The ADCP in the stowed position, firmly strapped to the ship (Photo Credit: Rosalind Echols)

 Every piece of equipment needs to be tested before it can be deployed the first time. Often times, this means installing it (like our ADCP current measurement instrument), testing it, realizing it’s not quite working, uninstalling it, taking it apart, trying to figure out what’s wrong, performing delicate operations to fix it, and then reinstalling it. We tested every single float yesterday to make sure it was communicating with the GPS satellites so we know where they are when they’re gathering data and can find them when we need to pick them up. If they aren’t, then we need to figure out how to fix it before we put them in the water. Suffice it to say, we have a lot of tools on board, including but not limited to: a circular saw, a soldering iron, four drills with more bits than most people will see in their lives, and countless straps, zip ties, rolls of electrical tape, etc.
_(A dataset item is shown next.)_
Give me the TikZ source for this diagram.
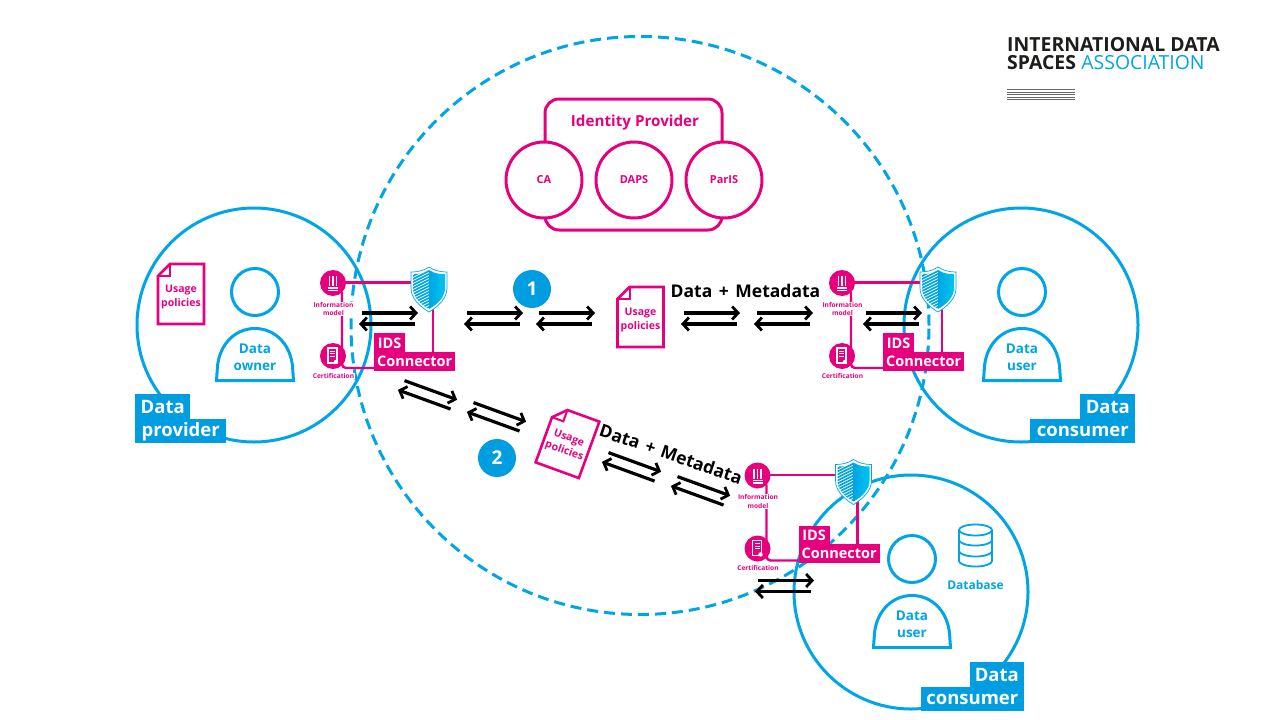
\documentclass[tikz,border=0pt]{standalone}
\usepackage{fontspec}
\setmainfont{Open Sans}
\usetikzlibrary{arrows.meta,shadings}
\definecolor{idsblue}{HTML}{00A5E5}
\definecolor{idsbox}{HTML}{009EE0}
\definecolor{idspink}{HTML}{E6007E}
\definecolor{logoblack}{HTML}{1D1D1B}
\tikzset{
  bigcircle/.style={draw=idsblue,line width=3pt,circle,fill=none,inner sep=0pt},
  dashcircle/.style={bigcircle,dash pattern=on 11pt off 6pt},
  blueline/.style={draw=idsblue,line width=3pt},
  pinkline/.style={draw=idspink,line width=2.4pt},
  bluetext/.style={text=idsblue,font=\fontsize{13.5}{17}\selectfont\bfseries,align=center,inner sep=0pt},
  pinktext/.style={text=idspink,font=\fontsize{10.5}{13.5}\selectfont\bfseries,align=center,inner sep=0pt},
  tinytext/.style={text=idspink,fill=white,font=\fontsize{6.6}{8.2}\selectfont\bfseries,align=center,inner sep=.5pt},
  bluebox/.style={fill=idsbox,text=white,font=\fontsize{18.5}{22}\selectfont\bfseries,inner sep=0pt},
  pinkbox/.style={fill=idspink,text=white,font=\fontsize{14.5}{18}\selectfont\bfseries,inner sep=0pt},
  caption/.style={text=black,font=\fontsize{17.5}{20}\selectfont\bfseries,inner sep=0pt},
  flow/.style={draw=black,line width=3.2pt,-{Straight Barb[length=6pt,width=13pt,line width=2.8pt]}},
  badge/.style={circle,fill=idsbox,text=white,minimum size=38pt,inner sep=0pt,font=\fontsize{19}{22}\selectfont\bfseries},
  idpcircle/.style={circle,draw=idspink,line width=3pt,fill=white,minimum size=76pt,inner sep=0pt,text=idspink,font=\fontsize{11}{13}\selectfont\bfseries},
  iconcircle/.style={circle,fill=idspink,minimum size=26pt,inner sep=0pt},
  logotext/.style={inner sep=0pt,anchor=base west,font=\fontsize{19.4}{22}\selectfont}
}
% pair of opposite arrows
\newcommand{\flowpair}[3]{%
  \begin{scope}[shift={(#2)},rotate=#3]
    \coordinate (#1a) at (-27,-5.5);
    \coordinate (#1b) at (29,-5.5);
    \coordinate (#1c) at (26,5.5);
    \coordinate (#1d) at (-30,5.5);
  \end{scope}
  \draw[flow] (#1a) -- (#1b);
  \draw[flow] (#1c) -- (#1d);
}
% person icon
\newcommand{\person}[4]{%
  \begin{scope}[shift={(#2,#3)}]
    \node[bigcircle,minimum size=47pt] (#1head) at (255,292) {};
    \draw[blueline] (216.5,380.5) -- (217.5,366) .. controls (220,343) and (236,328.5) .. (255,328.5)
       .. controls (274,328.5) and (290,343) .. (292.5,366) -- (293.5,380.5) -- cycle;
    \node[bluetext] (#1text) at (255,357.5) {#4};
  \end{scope}
}
% usage policy sheet
\newcommand{\usagedoc}[3]{%
  \begin{scope}[shift={(#2)},rotate=#3]
    \draw[pinkline,line width=2.6pt,fill=white] (-11,-30) -- (23,-30) -- (23,30) -- (-23,30) -- (-23,-18) -- cycle;
    \draw[pinkline,line width=2pt] (-11,-30) -- (-11,-18) -- (-23,-18);
    \node[pinktext,rotate=#3] (#1) at (0,3) {Usage\\policies};
  \end{scope}
}
% connector block
\newcommand{\idsblock}[3]{%
  \begin{scope}[shift={(#2,#3)}]
    \coordinate (#1corner) at (342,368);
    \coordinate (#1top) at (433,282.5);
    \draw[pinkline] (333,282.5) -- (#1top);
    \draw[pinkline,rounded corners=4pt] (342,292) -- (#1corner) -- (374,368);
    \draw[pinkline] (433,305) -- (433,352);
    \node[iconcircle] (#1info) at (333,283) {};
    \node[iconcircle] (#1cert) at (333,356) {};
    \node[pinkbox,anchor=north west,minimum width=31pt,minimum height=20pt] (#1ids) at (374,333) {IDS};
    \node[pinkbox,anchor=north west,minimum width=81pt,minimum height=19pt] (#1conn) at (374,351.5) {Connector};
    % shield
    \begin{scope}[shift={(429,290)}]
      \path[fill=white] (0,-23) .. controls (-6,-19) and (-12,-18) .. (-18,-18) -- (-18,-2) .. controls (-18,8) and (-10,16) .. (0,22)
        .. controls (10,16) and (18,8) .. (18,-2) -- (18,-18) .. controls (12,-18) and (6,-19) .. (0,-23) -- cycle;
      \begin{scope}
        \clip (0,-20) .. controls (-6,-16) and (-11,-16) .. (-16,-16) -- (-16,-2) .. controls (-16,7) and (-9,14) .. (0,19) -- cycle;
        \foreach \k in {-22,-19,...,26}{\draw[idsblue,line width=1.6pt] (-18,\k) -- (2,\k-10);}
      \end{scope}
      \shade[left color=idsblue,right color=idsblue!65!cyan]
        (0,-20) .. controls (6,-16) and (11,-16) .. (16,-16) -- (16,-2) .. controls (16,7) and (9,14) .. (0,19) -- cycle;
      \draw[idsblue,line width=.7pt] (0,-23) .. controls (-6,-19) and (-12,-18) .. (-18,-18) -- (-18,-2) .. controls (-18,8) and (-10,16) .. (0,22)
        .. controls (10,16) and (18,8) .. (18,-2) -- (18,-18) .. controls (12,-18) and (6,-19) .. (0,-23) -- cycle;
    \end{scope}
    % information model icon
    \foreach \dx in {-3.5,0,3.5}{\draw[white,line width=1.4pt] (333+\dx,276) -- (333+\dx,286);}
    \draw[white,line width=1.1pt] (328,288) -- (338,288) (328,290.5) -- (338,290.5);
    % certification icon
    \draw[white,line width=1.1pt] (328,348) rectangle (337,363);
    \draw[white,line width=.8pt] (330,351) -- (335,351) (330,353.5) -- (335,353.5) (330,356) -- (335,356);
    \fill[white] (336,362) circle (2.2);
    \node[tinytext] (#1infotext) at (333.5,309) {Information\\model};
    \node[tinytext] (#1certtext) at (333.5,376) {Certification};
  \end{scope}
}
\begin{document}
\begin{tikzpicture}[x=1pt,y=-1pt]
\useasboundingbox[fill=white] (0,0) rectangle (1280,720);
% large circles
\node[bigcircle,minimum size=234pt] (provider) at (254,325) {};
\node[bigcircle,minimum size=234pt] (consumerA) at (1021,325) {};
\node[bigcircle,minimum size=234pt] (consumerB) at (911,592) {};
\node[dashcircle,minimum size=578pt] (space) at (640,325.5) {};
% persons
\person{owner}{0}{0}{Data\\owner}
\person{userA}{767}{0}{Data\\user}
\person{userB}{657}{267}{Data\\user}
% identity provider
\node[draw=idspink,line width=3pt,rounded corners=14pt,minimum width=177pt,minimum height=131pt,inner sep=0pt] (idp) at (633.5,164.5) {};
\node[text=idspink,font=\fontsize{15.2}{18}\selectfont\bfseries,inner sep=0pt] (idptext) at (635,122.5) {Identity Provider};
\node[idpcircle] (ca) at (544,180) {CA};
\node[idpcircle] (daps) at (634,180) {DAPS};
\node[idpcircle] (paris) at (724,180) {ParIS};
% usage policies
\usagedoc{docA}{181,294}{0}
\usagedoc{docB}{640.5,317}{0}
\usagedoc{docC}{567.5,442}{-20}
% connectors
\idsblock{left}{0}{0}
\idsblock{right}{509}{0}
\idsblock{low}{424.5}{192.5}
% flows
\flowpair{fa}{389,318.5}{0}
\flowpair{fb}{494,318.5}{0}
\flowpair{fc}{566,318.5}{0}
\flowpair{fd}{711,318.5}{0}
\flowpair{fe}{784,318.5}{0}
\flowpair{ff}{893,318.5}{0}
\flowpair{fg}{785,586}{0}
\flowpair{fh}{428,395}{-20}
\flowpair{fi}{497,417}{-20}
\flowpair{fj}{632,467}{-20}
\flowpair{fk}{701,491}{-20}
% badges
\node[badge] (one) at (532,289) {1};
\node[badge] (two) at (497,458) {2};
% captions
\node[caption] (capA) at (745.5,290.5) {Data\hspace{2pt} + \hspace{2pt}Metadata};
\node[caption,rotate=-19] (capB) at (671,454) {Data\hspace{2pt} + \hspace{2pt}Metadata};
% role labels
\node[bluebox,anchor=north west,minimum width=55pt,minimum height=25pt] (provA) at (135,394) {Data};
\node[bluebox,anchor=north west,minimum width=91pt,minimum height=24pt] (provB) at (135,419) {provider};
\node[bluebox,anchor=north east,minimum width=55pt,minimum height=25pt] (conAa) at (1135.5,394) {Data};
\node[bluebox,anchor=north east,minimum width=105pt,minimum height=24pt] (conAb) at (1135.5,419) {consumer};
\node[bluebox,anchor=north east,minimum width=54pt,minimum height=25pt] (conBa) at (1024,662) {Data};
\node[bluebox,anchor=north east,minimum width=103pt,minimum height=24pt] (conBb) at (1024,687) {consumer};
% database
\begin{scope}[idsblue,line width=1.8pt]
  \draw (959,530) -- (959,561) arc[start angle=180,end angle=0,x radius=16.5,y radius=5.5] -- (992,530);
  \draw (975.5,530) ellipse[x radius=16.5,y radius=5.5];
  \draw (959,540) arc[start angle=180,end angle=0,x radius=16.5,y radius=5.5];
  \draw (959,551) arc[start angle=180,end angle=0,x radius=16.5,y radius=5.5];
\end{scope}
\node[bluetext,font=\fontsize{12}{14}\selectfont\bfseries] (db) at (975.5,585) {Database};
% logo
\node[logotext,text=logoblack] (logoA) at (1007,51.5) {\bfseries INTERNATIONAL DATA};
\node[logotext,text=logoblack] (logoB) at (1007,69) {\bfseries SPACES};
\node[logotext,text=idsblue] (logoC) at (logoB.base east) [anchor=base west,xshift=5pt] {ASSOCIATION};
\foreach \k in {89.5,92,94.5,97,99.5}{\draw[black!60,line width=1pt] (1007,\k) -- (1075,\k);}
\end{tikzpicture}
\end{document}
Some instruments need to be set up almost from scratch. For example, Olga and I were assigned the task of building the bow chain. Three days ago, I didn’t even know what a bow chain was, aside from the inference I could draw from the name.  It turns out, it’s a reasonably short (20 meters, or about 60 feet) chain that gets hung from the front of the ship under low-speed conditions so we can look at the temperature and salinity near the surface. In this case, we had a box full of temperature, pressure, and salinity instruments, and we spent two days figuring out how to use the sensors, setting their measurement settings, testing them to make sure they were gathering reasonable data, and then figuring out how to attach them to the chain (turns out, this is an elaborate process of wrapping self-vulcanizing electrical tape around them: awesome to put on, nightmare to get off).

The bow chain coiled up and stowed for transit. Notice the elegant tape work. (Photo Credit: Rosalind Echols)

 Now, everything is secured firmly to the deck. Computers are strapped down, floats are bungee-d to their racks, and all racks and loose object are cinched to the deck. As the captain said, “Secure for Sea!” And with that, we’re off.